There are some religious things that are ingrained into our daily lives that do bug me. What do you do when you sit at a dinner table and someone says grace? I usually *look* down and stay quiet (no amen). What would you do if you were *asked* to say grace? I know that I would politely refuse. When saying the Pledge of Allegiance in school, did you skip the “Under God” line like me? In a courtroom, what book does an atheist get to swear on? Would you endure it with a bible? Have you ever attended church with someone for some reason or another just to be respectful? I did for the last time about 9 years ago. It was terrible. They made everyone march in front of the minister and take the bread wafer and if you refused (like I did) they said out loud, “Are you sure?” The common theme to these is that I am expected by social norms to participate and I cannot in good conscious do so.

Do to the nature of these conversations we have had though, I have changed my posture on what I believe. I no longer answer the question, “What do you believe in,” with a meek response. I now hold my head high and state my belief and I never worry about who hears it. A change for the better I think.

Kevin December 4, 2007

Huh – your comments were stuck in my spam filter. odd.

I am fine w/ grace. I’ll even say amen. I could probably even muster up some humanistic words of gratitude if the occasion called for it. Wouldn’t enjoy it though.

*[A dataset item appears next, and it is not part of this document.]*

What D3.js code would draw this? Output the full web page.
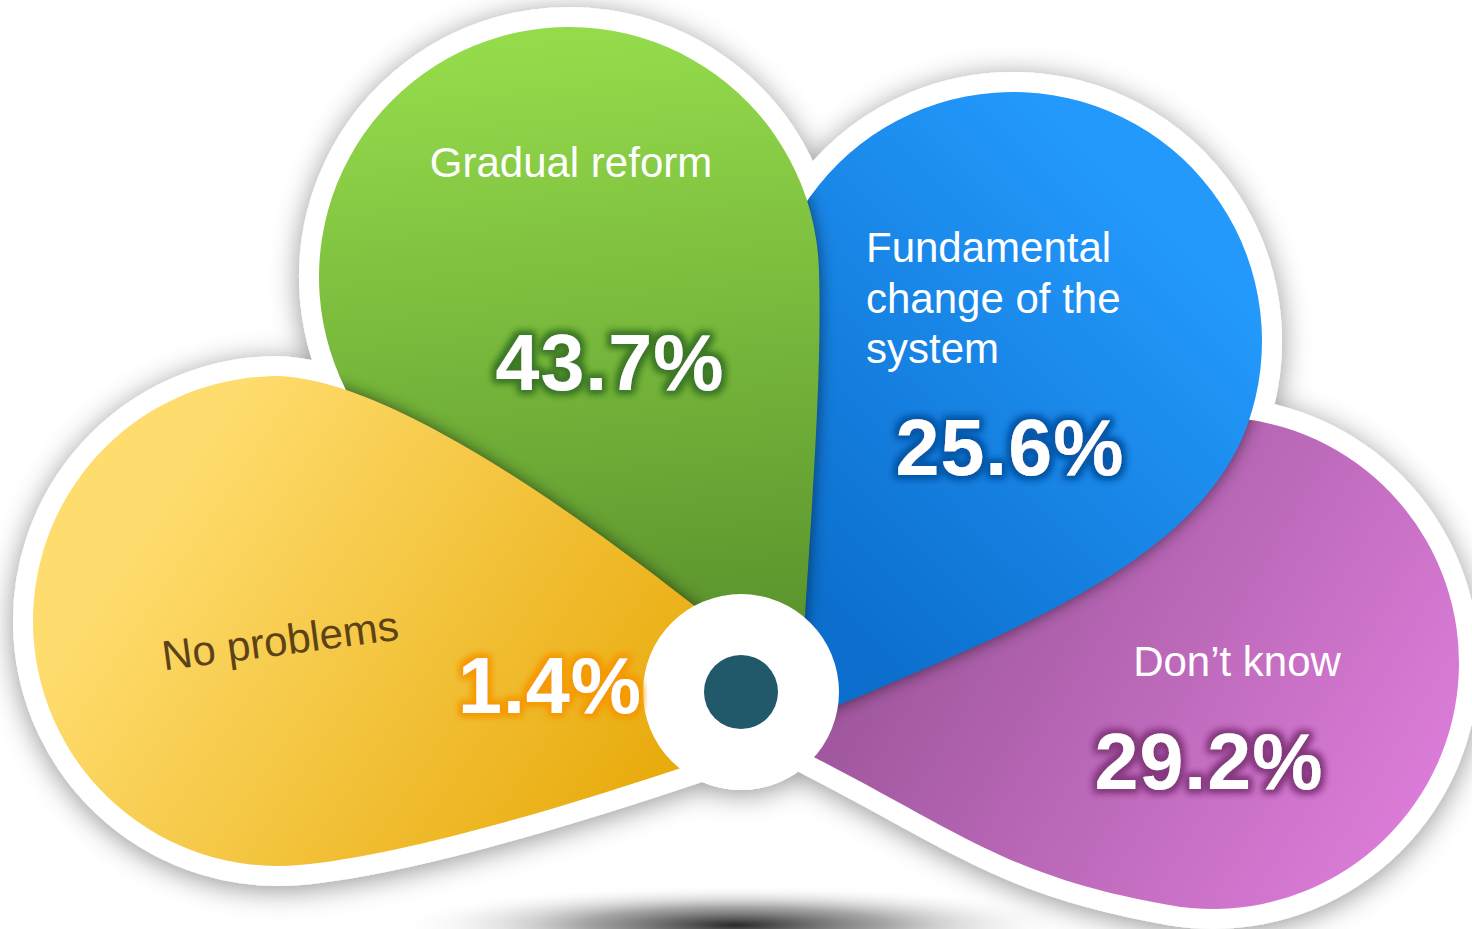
<!DOCTYPE html>
<html>
<head>
<meta charset="utf-8">
<script src="https://cdn.jsdelivr.net/npm/d3@7"></script>
<style>
  body { margin: 0; background: #fff; }
  svg { display: block; }
</style>
</head>
<body>
<div id="chart-area"></div>
<script>
const svgWidth = 1472, svgHeight = 929;

// data (listed in drawing order, back to front)
const categories = ["Don’t know", "Fundamental change of the system", "Gradual reform", "No problems"];
const labelLines = [["Don’t know"], ["Fundamental", "change of the", "system"], ["Gradual reform"], ["No problems"]];
const values = [29.2, 25.6, 43.7, 1.4];

// colours
const gradFrom = ["#9b5499", "#0c6fcd", "#94db4b", "#fedc6d"];
const gradTo = ["#df7fdc", "#2399fc", "#5a922c", "#e8aa0b"];
const glowColors = ["#86397f", "#0857a8", "#3c7826", "#f59a00"];
const nameColors = ["#ffffff", "#ffffff", "#ffffff", "#5d4217"];

// layout
const hub = { x: 741, y: 692, r: 98, dot: 37 };
const petals = [
  { cx: 1213, cy: 663, r: 246, a1: 200, a2: 460, tip: [760, 730], t1: 326, k1: 120, t2: 26, k2: 220, h1: 100, h2: 180,
    grad: [880, 560, 1420, 880] },
  { cx: 1013, cy: 341, r: 249, a1: 165, a2: 380, tip: [770, 735], t1: 272, k1: 150, t2: 336, k2: 220, h1: 100, h2: 160,
    grad: [840, 620, 1200, 260] },
  { cx: 569, cy: 277, r: 250, a1: 150, a2: 358, tip: [800, 700], t1: 214, k1: 150, t2: 273, k2: 150, h1: 100, h2: 120,
    grad: [600, 40, 660, 650] },
  { cx: 278, cy: 621, r: 245, a1: 85, a2: 268, tip: [830, 716], t1: 160, k1: 210, t2: 220, k2: 190, h1: 120, h2: 140,
    grad: [180, 480, 660, 800] }
];
const nameSpots = [
  { x: 1237, y: 676, anchor: "middle", rot: 0 },
  { x: 866, y: 262, anchor: "start", rot: 0 },
  { x: 571, y: 177, anchor: "middle", rot: 0 },
  { x: 282, y: 655, anchor: "middle", rot: -7.5 }
];
const valueSpots = [[1209, 789], [1010, 475], [610, 390], [550, 713]];

const rad = d => d * Math.PI / 180;
const fmt = d => d3.format(".1f")(d) + "%";

function petalPath(p) {
  const P1 = [p.cx + p.r * Math.cos(rad(p.a1)), p.cy + p.r * Math.sin(rad(p.a1))];
  const P2 = [p.cx + p.r * Math.cos(rad(p.a2)), p.cy + p.r * Math.sin(rad(p.a2))];
  const c1 = [p.tip[0] + p.k1 * Math.cos(rad(p.t1)), p.tip[1] + p.k1 * Math.sin(rad(p.t1))];
  const c2 = [P1[0] + p.h1 * Math.sin(rad(p.a1)), P1[1] - p.h1 * Math.cos(rad(p.a1))];
  const c3 = [P2[0] - p.h2 * Math.sin(rad(p.a2)), P2[1] + p.h2 * Math.cos(rad(p.a2))];
  const c4 = [p.tip[0] + p.k2 * Math.cos(rad(p.t2)), p.tip[1] + p.k2 * Math.sin(rad(p.t2))];
  const path = d3.path();
  path.moveTo(p.tip[0], p.tip[1]);
  path.bezierCurveTo(c1[0], c1[1], c2[0], c2[1], P1[0], P1[1]);
  path.arc(p.cx, p.cy, p.r, rad(p.a1), rad(p.a2), false);
  path.bezierCurveTo(c3[0], c3[1], c4[0], c4[1], p.tip[0], p.tip[1]);
  path.closePath();
  return path.toString();
}

const svg = d3.select("#chart-area")
  .append("svg")
    .attr("width", svgWidth)
    .attr("height", svgHeight);

const defs = svg.append("defs");

// soft halo around the white frame
const halo = defs.append("filter").attr("id", "halo")
  .attr("x", "-10%").attr("y", "-10%").attr("width", "120%").attr("height", "130%");
halo.append("feDropShadow")
  .attr("dx", 0).attr("dy", 4).attr("stdDeviation", 14)
  .attr("flood-color", "#000").attr("flood-opacity", 0.42);

const blur = defs.append("filter").attr("id", "blur")
  .attr("x", "-20%").attr("y", "-20%").attr("width", "140%").attr("height", "140%");
blur.append("feGaussianBlur").attr("stdDeviation", 8);

const floor = defs.append("radialGradient").attr("id", "floor");
floor.append("stop").attr("offset", "0%").attr("stop-color", "#2a2a2a").attr("stop-opacity", 1);
floor.append("stop").attr("offset", "45%").attr("stop-color", "#8a8a8a").attr("stop-opacity", 0.75);
floor.append("stop").attr("offset", "100%").attr("stop-color", "#ffffff").attr("stop-opacity", 0);

petals.forEach((p, i) => {
  const g = defs.append("linearGradient").attr("id", "grad" + i)
    .attr("gradientUnits", "userSpaceOnUse")
    .attr("x1", p.grad[0]).attr("y1", p.grad[1]).attr("x2", p.grad[2]).attr("y2", p.grad[3]);
  g.append("stop").attr("offset", "0%").attr("stop-color", gradFrom[i]);
  g.append("stop").attr("offset", "100%").attr("stop-color", gradTo[i]);

  const f = defs.append("filter").attr("id", "glow" + i)
    .attr("x", "-20%").attr("y", "-40%").attr("width", "140%").attr("height", "180%");
  f.append("feMorphology").attr("in", "SourceAlpha").attr("operator", "dilate").attr("radius", 2.5).attr("result", "d");
  f.append("feGaussianBlur").attr("in", "d").attr("stdDeviation", 3.5).attr("result", "b");
  f.append("feFlood").attr("flood-color", glowColors[i]);
  f.append("feComposite").attr("in2", "b").attr("operator", "in").attr("result", "g");
  const m = f.append("feMerge");
  m.append("feMergeNode").attr("in", "g");
  m.append("feMergeNode").attr("in", "g");
  m.append("feMergeNode").attr("in", "SourceGraphic");

  // clip for the shadow a petal throws on the petals behind it
  if (i > 0) {
    const cp = defs.append("clipPath").attr("id", "under" + i);
    petals.slice(0, i).forEach(q => cp.append("path").attr("d", petalPath(q)));
  }
});

// floor shadow
svg.append("ellipse")
  .attr("cx", 735).attr("cy", 925)
  .attr("rx", 340).attr("ry", 40)
  .attr("fill", "url(#floor)");

// white frame
const frame = svg.append("g").attr("filter", "url(#halo)");
frame.selectAll("path")
  .data(petals)
  .enter()
  .append("path")
    .attr("d", petalPath)
    .attr("fill", "#fff")
    .attr("stroke", "#fff")
    .attr("stroke-width", 40)
    .attr("stroke-linejoin", "round");
frame.append("circle")
  .attr("cx", hub.x).attr("cy", hub.y).attr("r", hub.r)
  .attr("fill", "#fff");

// petals
petals.forEach((p, i) => {
  if (i > 0) {
    svg.append("g")
      .attr("clip-path", `url(#under${i})`)
      .append("path")
        .attr("d", petalPath(p))
        .attr("fill", "#000")
        .attr("opacity", 0.55)
        .attr("filter", "url(#blur)");
  }
  svg.append("path")
    .attr("d", petalPath(p))
    .attr("fill", `url(#grad${i})`);
});

// hub
svg.append("circle")
  .attr("cx", hub.x).attr("cy", hub.y).attr("r", hub.r)
  .attr("fill", "#fff");
svg.append("circle")
  .attr("cx", hub.x).attr("cy", hub.y).attr("r", hub.dot)
  .attr("fill", "#21586a");

// category names
categories.forEach((c, i) => {
  const s = nameSpots[i];
  const t = svg.append("text")
    .attr("transform", `translate(${s.x},${s.y}) rotate(${s.rot})`)
    .attr("text-anchor", s.anchor)
    .attr("font-family", "Liberation Sans, Arial, sans-serif")
    .attr("font-size", 42)
    .attr("fill", nameColors[i]);
  labelLines[i].forEach((line, j) => {
    t.append("tspan")
      .attr("x", 0)
      .attr("dy", j === 0 ? 0 : 50.5)
      .text(line);
  });
});

// values
values.forEach((v, i) => {
  svg.append("text")
    .attr("x", valueSpots[i][0])
    .attr("y", valueSpots[i][1])
    .attr("text-anchor", "middle")
    .attr("font-family", "Liberation Sans, Arial, sans-serif")
    .attr("font-weight", 700)
    .attr("font-size", 79)
    .attr("letter-spacing", 1)
    .attr("fill", "#fff")
    .attr("filter", `url(#glow${i})`)
    .text(fmt(v));
});
</script>
</body>
</html>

Have never been called on to pledge allegiance although I did promise to serve my God, the queen, the Commonwealth and the Sea Cadet Corps on several occasions. To the 14 yr old who said them, they were just words. I wouldn’t say them now.

I’d happily swear on the bible. It’s the thought that counts and I am a sucker for tradition.

I went to church nearly every Sunday for several years after we got married. I enjoyed hearing what The Bish had to say. He was a good speaker. Still enjoy going to church when the occasion calls for it.

Never received communion. Never felt pressure to do so. Contrarian that I am, if I were forced to go to church, I would refuse.

At my girlfriend’s funeral in Malta, I was invited to deliver the Salt and Vinegar (whatever it was) to the priest. I felt very self conscious and had to decide whether to wave my hands around in cross-like gestures and whether to genuflect when I crossed the aisle like I had noticed everyone else doing. I decided I would not. I simply nodded my head respectfully when I handed over the Holy Condiments.

When asked what I believe, I too hold my head high and pronounce my creed in a loud clear voice. It feels good.